O retorno do “Vídeo Show” em formato especial evidenciou esse gesto de olhar para dentro, de construir uma memória institucional como patrimônio cultural. A Globo celebrou a si mesma, como quem procura reafirmar sua permanência num tempo de incertezas. Foi eficaz na forma, mas limitada no conteúdo crítico.
Ao evitar os episódios controversos de sua história, como a edição polêmica do debate Collor-Lula em 1989, ou a cobertura enviesada de manifestações populares, a emissora perdeu uma oportunidade de se confrontar com seus próprios fantasmas. A celebração foi afetiva, mas pouco autocrítica. Nostálgica, mas rarefeita de perguntas.
O futuro do plim plim
Aos 60 anos, a TV Globo enfrenta o dilema de todas as instituições longevas: como preservar o que importa sem repetir o que cansa. Ainda detentora de grande capital simbólico, a emissora tem o desafio de repensar sua função num ecossistema midiático descentralizado, em que credibilidade se conquista episódio por episódio, narrativa por narrativa.

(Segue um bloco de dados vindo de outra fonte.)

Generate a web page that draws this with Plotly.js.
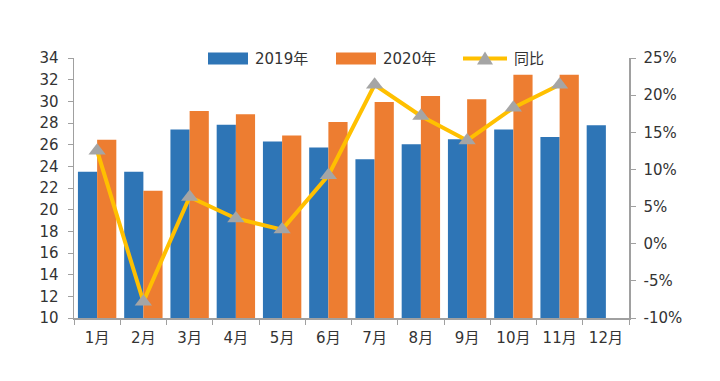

Seus ativos continuam sólidos: infraestrutura, acervo, elenco, reconhecimento. Mas seus paradigmas precisam de revisão. A aposta em remakes, como o anunciado retorno de “Vale Tudo” para 2025, pode ser um sinal de reconexão com o presente se for capaz de dialogar com as novas tensões éticas e sociais. Reencenar sem atualizar é repetir. Atualizar sem entender é distorcer.
A Globo já não pode ser o centro incontestável da cultura nacional, mas pode ser um dos espaços possíveis para sua reinvenção. Isso exige abertura para outras vozes, outras estéticas, outras formas de produção. O modelo vertical precisa dar lugar à horizontalidade das trocas, à polifonia dos sentidos.